>>>>

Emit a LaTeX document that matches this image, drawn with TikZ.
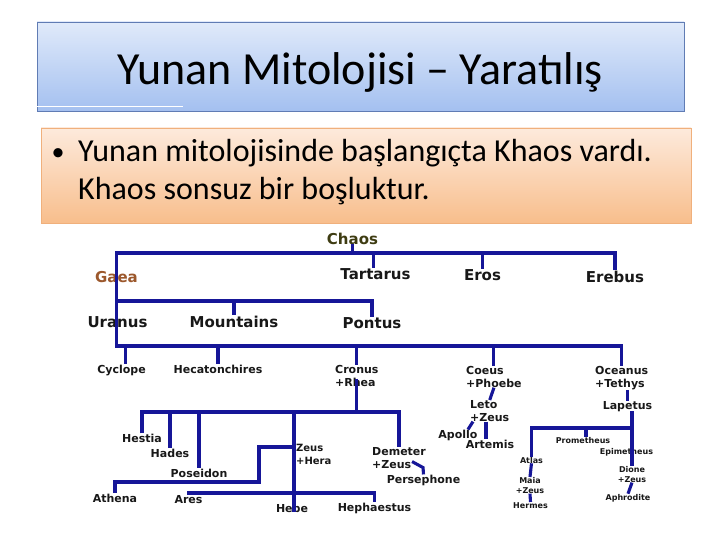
\documentclass[tikz,border=0pt]{standalone}
\usepackage{fontspec}
\setmainfont{Carlito}
\newfontfamily\godfont{DejaVu Sans}
\definecolor{titletop}{RGB}{224,234,250}
\definecolor{titlebot}{RGB}{164,192,240}
\definecolor{titleedge}{RGB}{96,124,180}
\definecolor{bodytop}{RGB}{253,234,220}
\definecolor{bodybot}{RGB}{248,190,140}
\definecolor{bodyedge}{RGB}{240,176,124}
\definecolor{treeblue}{RGB}{22,22,152}
\definecolor{godgray}{RGB}{24,24,24}
\definecolor{chaoscol}{RGB}{62,60,18}
\definecolor{gaeacol}{RGB}{156,88,44}

\begin{document}
\begin{tikzpicture}[x=1pt, y=-1pt,
        titlebox/.style={draw=titleedge, top color=titletop, bottom color=titlebot, minimum width=647pt, minimum height=89pt, inner sep=0pt},
        bodybox/.style={draw=bodyedge, top color=bodytop, bottom color=bodybot, minimum width=650pt, minimum height=95pt},
        titletext/.style={font=\fontsize{46}{55}\selectfont, inner sep=0pt, anchor=base},
        bodytext/.style={font=\fontsize{32}{38.4}\selectfont, align=left, inner sep=0pt},
        god/.style={font=\godfont\bfseries\fontsize{11}{13}\selectfont, text=godgray, inner sep=0pt, anchor=base},
        bigod/.style={god, font=\godfont\bfseries\fontsize{15}{17}\selectfont},
        smallgod/.style={god, font=\godfont\bfseries\fontsize{8}{10}\selectfont},
        couple/.style={god, align=left, anchor=north west},
        smallcouple/.style={smallgod, align=center, anchor=north},
        tree/.style={draw=treeblue, line width=3.1pt}
    ]
        \fill[white] (0,0) rectangle (720,540);
        \useasboundingbox (0,0) rectangle (720,540);

        \node[titlebox] (titlebox) at (360.5,66.5) {};
        \node[titletext] (title) at (360,85) {Yunan Mitolojisi -- Yaratılış};
        \draw[white, line width=1pt] ([yshift=5pt]titlebox.south west) -- ++(146,0);
        \node[bodybox] (bodybox) at (366,175.5) {};
        \node[bodytext, anchor=base, font=\fontsize{26}{30}\selectfont] (bullet) at (58,161) {•};
        \node[bodytext, anchor=base west] (bodytext) at (78,200) {Yunan mitolojisinde başlangıçta Khaos vardı.\\Khaos sonsuz bir boşluktur.};

        \node[bigod, text=chaoscol] (chaos) at (352.5,244) {Chaos};
        \node[bigod] (tartarus) at (375.5,279) {Tartarus};
        \node[bigod] (eros) at (482.5,280) {Eros};
        \node[bigod] (erebus) at (615,282) {Erebus};
        \node[bigod, text=gaeacol] (gaea) at (116.5,282) {Gaea};
        \node[bigod] (uranus) at (117.5,327) {Uranus};
        \node[bigod] (mountains) at (234,327) {Mountains};
        \node[bigod] (pontus) at (372,328) {Pontus};

        \node[god] (cyclope) at (121.5,373) {Cyclope};
        \node[god] (hecatonchires) at (218,373) {Hecatonchires};
        \node[couple] (cronus) at (335,365) {Cronus\\+Rhea};
        \node[couple] (coeus) at (466,366) {Coeus\\+Phoebe};
        \node[couple] (oceanus) at (595,366) {Oceanus\\+Tethys};
        \node[couple] (leto) at (470,400) {Leto\\+Zeus};
        \node[god] (apollo) at (458,438) {Apollo};
        \node[god] (artemis) at (490,448) {Artemis};
        \node[god] (lapetus) at (627.5,409) {Lapetus};

        \node[god] (hestia) at (142,442) {Hestia};
        \node[god] (hades) at (170,457) {Hades};
        \node[god] (poseidon) at (199,477) {Poseidon};
        \node[couple, font=\godfont\bfseries\fontsize{10}{13}\selectfont] (zeus) at (296,444) {Zeus\\+Hera};
        \node[couple] (demeter) at (372,447) {Demeter\\+Zeus};
        \node[god] (persephone) at (423.5,483) {Persephone};
        \node[god] (athena) at (115,502) {Athena};
        \node[god] (ares) at (188.5,503) {Ares};
        \node[god] (hebe) at (292,512) {Hebe};
        \node[god] (hephaestus) at (374.5,511) {Hephaestus};

        \node[smallgod] (prometheus) at (583,443) {Prometheus};
        \node[smallgod] (epimetheus) at (626.5,454) {Epimetheus};
        \node[smallgod] (atlas) at (531.5,463) {Atlas};
        \node[smallcouple] (maia) at (530,477) {Maia\\+Zeus};
        \node[smallgod] (hermes) at (530.5,508) {Hermes};
        \node[smallcouple] (dione) at (632,466) {Dione\\+Zeus};
        \node[smallgod] (aphrodite) at (628,500) {Aphrodite};

        \coordinate (b1) at (0,253);
        \coordinate (b2) at (0,301);
        \coordinate (b3) at (0,346);
        \coordinate (b4) at (0,412);
        \coordinate (b5) at (0,493);
        \coordinate (b6) at (0,428);
        \coordinate (b7) at (0,482);
        \coordinate (zh) at (259,447);

        \draw[tree] (chaos.south) -- (chaos |- b1);
        \draw[tree] (erebus.north) -- (erebus |- b1) -- (gaea |- b1) -- (gaea |- b3) -- (oceanus |- b3) -- (oceanus.north);
        \draw[tree] ([xshift=-2pt]tartarus |- b1) -- ([xshift=-2pt]tartarus.north);
        \draw[tree] (eros |- b1) -- (eros.north);
        \draw[tree] (gaea |- b2) -- (pontus |- b2) -- (pontus.north);
        \draw[tree] (mountains |- b2) -- (mountains.north);

        \draw[tree] ([xshift=4pt]cyclope |- b3) -- ([xshift=4pt]cyclope.north);
        \draw[tree] (hecatonchires |- b3) -- (hecatonchires.north);
        \draw[tree] (cronus |- b3) -- (cronus.north);
        \draw[tree] (coeus |- b3) -- (coeus.north);

        \draw[tree] ([yshift=8pt]cronus.south) -- (cronus |- b4);
        \draw[tree] (hestia.north) -- (hestia |- b4) -- (demeter |- b4) -- (demeter.north);
        \draw[tree] (hades |- b4) -- (hades.north);
        \draw[tree] (poseidon |- b4) -- (poseidon.north);
        \draw[tree] ([xshift=2pt]hebe |- b4) -- ([xshift=2pt]hebe.south);
        \draw[tree] ([xshift=2pt]hebe |- zh) -- (zh) -- (zh |- b7) -- (athena |- b7) -- (athena.north);
        \draw[tree] (ares.north) -- (ares |- b5) -- (hephaestus |- b5) -- (hephaestus.north);
        \draw[tree] ([xshift=-14pt,yshift=7pt]demeter.south east) -- ++(11,6) -- (persephone.north);

        \draw[tree] (coeus.south) -- (leto.north);
        \draw[tree] ([xshift=3pt]leto.south west) -- ([xshift=10pt]apollo.north);
        \draw[tree] ([xshift=-4pt]artemis.north |- leto.south) -- ([xshift=-4pt]artemis.north);

        \draw[tree] (lapetus.north |- oceanus.south) -- (lapetus.north);
        \draw[tree] (dione.north |- lapetus.south) -- (dione.north);
        \draw[tree] (atlas.north) -- (atlas |- b6) -- (dione |- b6);
        \draw[tree] ([xshift=3pt]prometheus |- b6) -- ([xshift=3pt]prometheus.north);
        \draw[tree] (atlas.south) -- (maia.north);
        \draw[tree] (maia.south) -- (hermes.north);
        \draw[tree] (dione.south) -- (aphrodite.north);

    \end{tikzpicture}
\end{document}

<<<<

**Exercise description**
Restate the listing above word for word, and skip the pictures.

**Written answer**
Emit a LaTeX document that matches this image, drawn with TikZ.
\documentclass[tikz,border=0pt]{standalone}
\usepackage{fontspec}
\setmainfont{Carlito}
\newfontfamily\godfont{DejaVu Sans}
\definecolor{titletop}{RGB}{224,234,250}
\definecolor{titlebot}{RGB}{164,192,240}
\definecolor{titleedge}{RGB}{96,124,180}
\definecolor{bodytop}{RGB}{253,234,220}
\definecolor{bodybot}{RGB}{248,190,140}
\definecolor{bodyedge}{RGB}{240,176,124}
\definecolor{treeblue}{RGB}{22,22,152}
\definecolor{godgray}{RGB}{24,24,24}
\definecolor{chaoscol}{RGB}{62,60,18}
\definecolor{gaeacol}{RGB}{156,88,44}

\begin{document}
\begin{tikzpicture}[x=1pt, y=-1pt,
        titlebox/.style={draw=titleedge, top color=titletop, bottom color=titlebot, minimum width=647pt, minimum height=89pt, inner sep=0pt},
        bodybox/.style={draw=bodyedge, top color=bodytop, bottom color=bodybot, minimum width=650pt, minimum height=95pt},
        titletext/.style={font=\fontsize{46}{55}\selectfont, inner sep=0pt, anchor=base},
        bodytext/.style={font=\fontsize{32}{38.4}\selectfont, align=left, inner sep=0pt},
        god/.style={font=\godfont\bfseries\fontsize{11}{13}\selectfont, text=godgray, inner sep=0pt, anchor=base},
        bigod/.style={god, font=\godfont\bfseries\fontsize{15}{17}\selectfont},
        smallgod/.style={god, font=\godfont\bfseries\fontsize{8}{10}\selectfont},
        couple/.style={god, align=left, anchor=north west},
        smallcouple/.style={smallgod, align=center, anchor=north},
        tree/.style={draw=treeblue, line width=3.1pt}
    ]
        \fill[white] (0,0) rectangle (720,540);
        \useasboundingbox (0,0) rectangle (720,540);

        \node[titlebox] (titlebox) at (360.5,66.5) {};
        \node[titletext] (title) at (360,85) {Yunan Mitolojisi -- Yaratılış};
        \draw[white, line width=1pt] ([yshift=5pt]titlebox.south west) -- ++(146,0);
        \node[bodybox] (bodybox) at (366,175.5) {};
        \node[bodytext, anchor=base, font=\fontsize{26}{30}\selectfont] (bullet) at (58,161) {•};
        \node[bodytext, anchor=base west] (bodytext) at (78,200) {Yunan mitolojisinde başlangıçta Khaos vardı.\\Khaos sonsuz bir boşluktur.};

        \node[bigod, text=chaoscol] (chaos) at (352.5,244) {Chaos};
        \node[bigod] (tartarus) at (375.5,279) {Tartarus};
        \node[bigod] (eros) at (482.5,280) {Eros};
        \node[bigod] (erebus) at (615,282) {Erebus};
        \node[bigod, text=gaeacol] (gaea) at (116.5,282) {Gaea};
        \node[bigod] (uranus) at (117.5,327) {Uranus};
        \node[bigod] (mountains) at (234,327) {Mountains};
        \node[bigod] (pontus) at (372,328) {Pontus};

        \node[god] (cyclope) at (121.5,373) {Cyclope};
        \node[god] (hecatonchires) at (218,373) {Hecatonchires};
        \node[couple] (cronus) at (335,365) {Cronus\\+Rhea};
        \node[couple] (coeus) at (466,366) {Coeus\\+Phoebe};
        \node[couple] (oceanus) at (595,366) {Oceanus\\+Tethys};
        \node[couple] (leto) at (470,400) {Leto\\+Zeus};
        \node[god] (apollo) at (458,438) {Apollo};
        \node[god] (artemis) at (490,448) {Artemis};
        \node[god] (lapetus) at (627.5,409) {Lapetus};

        \node[god] (hestia) at (142,442) {Hestia};
        \node[god] (hades) at (170,457) {Hades};
        \node[god] (poseidon) at (199,477) {Poseidon};
        \node[couple, font=\godfont\bfseries\fontsize{10}{13}\selectfont] (zeus) at (296,444) {Zeus\\+Hera};
        \node[couple] (demeter) at (372,447) {Demeter\\+Zeus};
        \node[god] (persephone) at (423.5,483) {Persephone};
        \node[god] (athena) at (115,502) {Athena};
        \node[god] (ares) at (188.5,503) {Ares};
        \node[god] (hebe) at (292,512) {Hebe};
        \node[god] (hephaestus) at (374.5,511) {Hephaestus};

        \node[smallgod] (prometheus) at (583,443) {Prometheus};
        \node[smallgod] (epimetheus) at (626.5,454) {Epimetheus};
        \node[smallgod] (atlas) at (531.5,463) {Atlas};
        \node[smallcouple] (maia) at (530,477) {Maia\\+Zeus};
        \node[smallgod] (hermes) at (530.5,508) {Hermes};
        \node[smallcouple] (dione) at (632,466) {Dione\\+Zeus};
        \node[smallgod] (aphrodite) at (628,500) {Aphrodite};

        \coordinate (b1) at (0,253);
        \coordinate (b2) at (0,301);
        \coordinate (b3) at (0,346);
        \coordinate (b4) at (0,412);
        \coordinate (b5) at (0,493);
        \coordinate (b6) at (0,428);
        \coordinate (b7) at (0,482);
        \coordinate (zh) at (259,447);

        \draw[tree] (chaos.south) -- (chaos |- b1);
        \draw[tree] (erebus.north) -- (erebus |- b1) -- (gaea |- b1) -- (gaea |- b3) -- (oceanus |- b3) -- (oceanus.north);
        \draw[tree] ([xshift=-2pt]tartarus |- b1) -- ([xshift=-2pt]tartarus.north);
        \draw[tree] (eros |- b1) -- (eros.north);
        \draw[tree] (gaea |- b2) -- (pontus |- b2) -- (pontus.north);
        \draw[tree] (mountains |- b2) -- (mountains.north);

        \draw[tree] ([xshift=4pt]cyclope |- b3) -- ([xshift=4pt]cyclope.north);
        \draw[tree] (hecatonchires |- b3) -- (hecatonchires.north);
        \draw[tree] (cronus |- b3) -- (cronus.north);
        \draw[tree] (coeus |- b3) -- (coeus.north);

        \draw[tree] ([yshift=8pt]cronus.south) -- (cronus |- b4);
        \draw[tree] (hestia.north) -- (hestia |- b4) -- (demeter |- b4) -- (demeter.north);
        \draw[tree] (hades |- b4) -- (hades.north);
        \draw[tree] (poseidon |- b4) -- (poseidon.north);
        \draw[tree] ([xshift=2pt]hebe |- b4) -- ([xshift=2pt]hebe.south);
        \draw[tree] ([xshift=2pt]hebe |- zh) -- (zh) -- (zh |- b7) -- (athena |- b7) -- (athena.north);
        \draw[tree] (ares.north) -- (ares |- b5) -- (hephaestus |- b5) -- (hephaestus.north);
        \draw[tree] ([xshift=-14pt,yshift=7pt]demeter.south east) -- ++(11,6) -- (persephone.north);

        \draw[tree] (coeus.south) -- (leto.north);
        \draw[tree] ([xshift=3pt]leto.south west) -- ([xshift=10pt]apollo.north);
        \draw[tree] ([xshift=-4pt]artemis.north |- leto.south) -- ([xshift=-4pt]artemis.north);

        \draw[tree] (lapetus.north |- oceanus.south) -- (lapetus.north);
        \draw[tree] (dione.north |- lapetus.south) -- (dione.north);
        \draw[tree] (atlas.north) -- (atlas |- b6) -- (dione |- b6);
        \draw[tree] ([xshift=3pt]prometheus |- b6) -- ([xshift=3pt]prometheus.north);
        \draw[tree] (atlas.south) -- (maia.north);
        \draw[tree] (maia.south) -- (hermes.north);
        \draw[tree] (dione.south) -- (aphrodite.north);

    \end{tikzpicture}
\end{document}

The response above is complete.